In compiled code you want to be operating on the objects (like floats) themselves and so keep them in their raw form in registers or the stack. Only the compiled code can access them and it knows what type they are.

When you want to return or pass (e.g.) a float as an argument, the code receiving it doesn’t necessarily know what sort of object it will get and the code sending it certainly doesn’t know that the recipient is wanting a certain type of data. Thus you need to convert it to some uniform form that also says what type it is, and to do this you need to allocate some memory on the for it and pass a tagged pointer to that memory. When calling a function you don’t know what the called function is going to do with the float and therefore you can’t necessarily (see later) allocate it on the stack because the callee might e.g. put it in a global variable and then a bit later that variable would point to garbage data or unmapped memory. It’s even worse when you’re returning as you’d be allocating the float in your own stack frame which you’re about to destroy. Allocation tends to be slow (although much faster than in e.g. C; mainly because you’re writing to memory not in cache) and reading allocated objects tends to be slow (because you need to inspect and remove tags and dereference a pointer, and often cache miss) which is why sbcl complains when it’s optimiser has to allocate and box an object.

One thing one can do to make allocation faster is declare dynamic extent. This tells Lisp that you promise some object is not going to end up pointed to somewhere once the current dynamic scope ends and that therefore it may be allocated on the stack. Stack allocation is faster and more cache local and freeing stack allocation is basically free as the gc is not involved. You can do this when passing arguments but not when returning.

Using values is a bit like stack-allocating a returned list (the &rest parameter for a function can also be stack allocated if dynamic extent in sbcl) except that it’s possible and so this is a more efficient way to return multiple values. Unfortunately due to uniform memory representation, one can’t get an advantage from this for allocating floats.

Answer

However if we know about the function we are calling, we can stack-allocate the space for its return values in advance and then have the function put its values there. If we do this we can also avoid the float to pointer coercion in the following way: sbcl has an optimised representation for float arrays where instead of an array of pointers to floats, the floats are stored directly (e.g. as float* rather than float**):

(defun foo3 (a1 a2 a3 b1 b2 b3 result)
  (declare (optimize (speed 3) (safety 0))
           (type double-float a1 a2 a3 b1 b2 b3)
           (type (simple-array double-float (3)) result))
  (setf (aref result 0) (+ a1 b1)
        (aref result 1) (+ a2 b2)
        (aref result 2) (+ a3 b3))
  nil)

And then we can call this in the following convoluted way:

(let ((foo-result (make-array '(3) :element-type 'double-float :initial-element 0d0)))
  (declare (dynamic-extent foo-result))
  (foo a1 a2 a3 b1 b2 b3 foo-result)
  (let ((c1 (aref foo-result 0)) ...)
    ...))

This way we allocate space for the results on the stack, then foo3 fills them up, then we extract them from the stack, presumably into registers. This should be almost as fast as foo3 returning its result in registers, and crucially doesn’t need heap allocation ((Edit: I don’t think this is true) if sbcl assumes the function won’t change it can call past the type checking/unboxing straight into the meat of the function).
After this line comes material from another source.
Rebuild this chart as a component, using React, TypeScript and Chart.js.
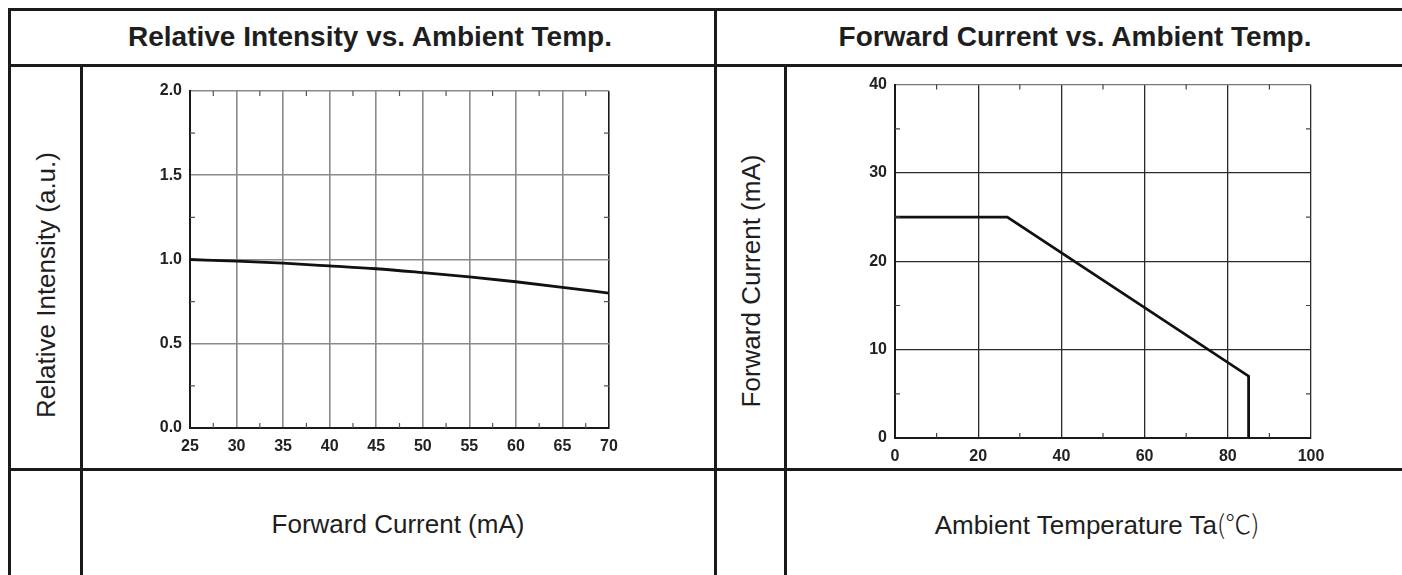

Unfortunately the syntax is unpleasant but there is a way round it in Lisp: macros. One could implement special macros for defining a function like foo3 and a special macro for calling and binding the results but this is bad because you have now split the world into two types of function and and you can’t use higher order functions for foo, and you might be doing macros-generating-macros which is tricky to debug. Instead the idea is this: we generate a fast version with our weird calling convention and a wrapper function which calls it and is set to inline. Then whenever we call the wrapper function we get the advantage of a fast call and all the cost of the wrapper is removed by the compiler.

(defmacro fast-defun (name num-values lambda-list &body body)
  (assert (and (integerp num-values) (plusp num-values)))
  (let ((fast-name (gensym (symbol-name name)))
        (result (gensym "RESULT"))
        (vars (loop repeat num-values collect (gensym "V")))
    `(progn
        (defun ,fastname ,(cons result lambda-list) ;;FIXME: this only works if lambda-list is a list of symbols
          (declare (optimize (speed 3) (safety 0))
                    (type (simple-array double-float (,num-values))))
          ;; Todo: move declarations here from body
          (multiple-value-bind ,vars (progn ,@body)
            ,@(loop for v in vars
                    for n from 0
                    collect `(setf (svref ,result ,n) ,v))
            nil))
       (declaim (inline ,name))
       (defun ,name ,lambda-list
         (let ((,result (make-array '(,num-values) :element-type 'double-float :initial-element 0d0)))
           (declare (dynamic-extent ,result) (optimize (speed 3)))
           (,fast-name ,result ,@lambda-list)
           (values ,@(loop for n below num-values collect `(aref ,result n))))))))

This macro isn’t in its most general form but you can use it like you would do (defun foo above but (fast-defun foo 3.

After some more experimenting, it seems that this is not actually any faster. Somehow consing is still happening and I can’t work out how to avoid it without inlining everything. I also tried making the input a dynamic extent array but that didn’t seem to help.

After looking around a bit more, I failed to find a way to look at intermediate results in the compilation pipeline which made me sad but I scanned around in the source code and I think that, although the compiler can (sometimes) specialise the calling of functions, it can’t specialise the returning of float values.